И я опять согласился, хоть плохо представлял, что можно делать в столице в это время. Встретившись под вечер, а ночь в июне, как известно, в средней полосе продолжается всего семь часов, мы долго-долго бродили по центру, вблизи Кремля, вдоль Москвы реки, пока, заметно устав, не оказались на лавочке у деревянной пристани, почти напротив теперешнего Храма Христа Спасителя.

Она рассказывала, что ее роман с Сергеем Бахусевым завершился ничем. В первый год в институт она не поступила и оставалась дома, в Светловодске. Уезжая в Харьков в свой физтех, Сергей якобы поручил ее своему другу Саше Горбаченко, наделив его самыми широкими полномочиями. О чем тот и не преминул заявить, когда попытался ее поцеловать.

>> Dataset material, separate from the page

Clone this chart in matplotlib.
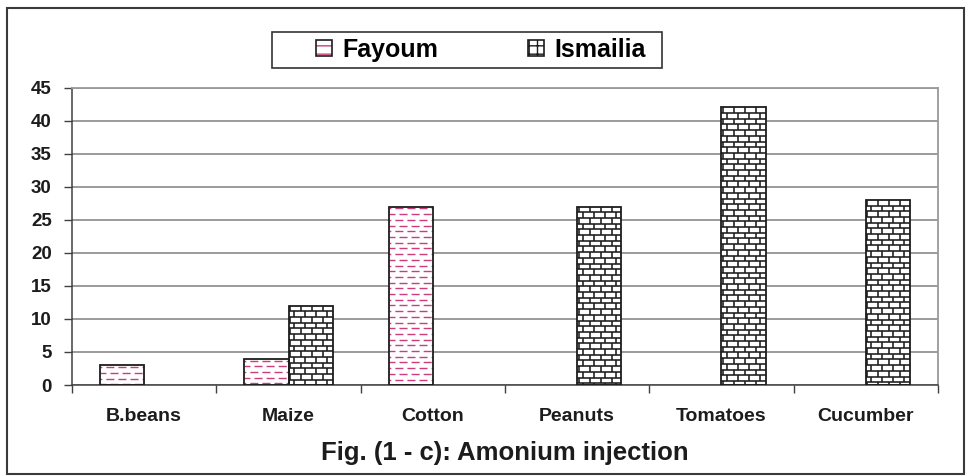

Она дала тому по физиономии и разорвала отношения с Сергеем.

Мне эта история показалась знакомой по одному из бесчисленных романов, которые я проглотил еще в школьные годы, но я терпеливо слушал и время от времени сочувствующе поддакивал. Бедняжка изрядно замерзла в своем лёгоньком платьице, я накинул на нее свой пиджак и обнял за плечи. Так мы сидели, молча, прижавшись друг к другу, глядя на уже бледнеющее в предутреннем воздухе небо.

– Поцелуй меня! – услышал я вдруг.

– Что? – переспросил я.

– Ну, поцелуй же меня, наконец!

Потом она со смехом вспоминала, какое глуповато – удивленное выражение было у меня в этот момент. Нас вспугнул какой-то бомж, которые и тогда водились в столице в достаточном количестве.

Скоро Глазкина уехала, оставив меня в глубоком раздумье по поводу новой для меня ситуации. Что касается Сергея Бахусева, то отношение к нему четко определила сама Наташа. А вот как быть с Колей Семиным, ее вторым школьным рыцарем? Так ничего и не придумав, я приехал на летние каникулы и на первой же встрече с бывшими одноклассниками столкнулся с разъяренным Семиным, который уже обо всем был прекрасно проинформирован, возможно, самой же Глазкиной.

– Как же так, – возбужденно восклицал он, – а как же дружба и мужская солидарность?

Я, действительно, оказался в дурацком положении. С одной стороны, факт предательства, вроде бы, был налицо. С другой стороны, ведь не мог же я, в самом деле, оправдываться тем, что она сама меня просила поцеловать?

Бывают такие минуты, когда решение трудного вопроса мне удается сначала выразить словами, а потом уже понять самому. И вот, что у меня получилось.

– Послушай, Коля, – говорил я, – я тебе не соперник и никогда им не был. В жизни у тебя один соперник – Сергей. Взгляни на ситуацию по-другому. Сейчас Наташка не с Сергеем, и это для тебя уже хорошо. Поверь, та ситуация, в которой мы оказались, она временная. Я, так же, как и ты, люблю другую девушку, люблю безответно, больше того, она даже не знает об этом, и никто больше не знает. Вот, теперь только ты. Подожди совсем немного, и все изменится в лучшую для тебя сторону. Надолго или нет, но скоро Наташа будет с тобой.

Не знаю, что на меня нашло, но я впервые открылся в своих чувствах перед посторонним человеком, пусть и своим другом. Коля, поверив моим словам, ушел успокоенный. А я остался со своими невеселыми размышлениями, как же мне быть дальше. Отказаться от свиданий я не мог, пока не мог. И обидеть ее доверие, тоже не мог.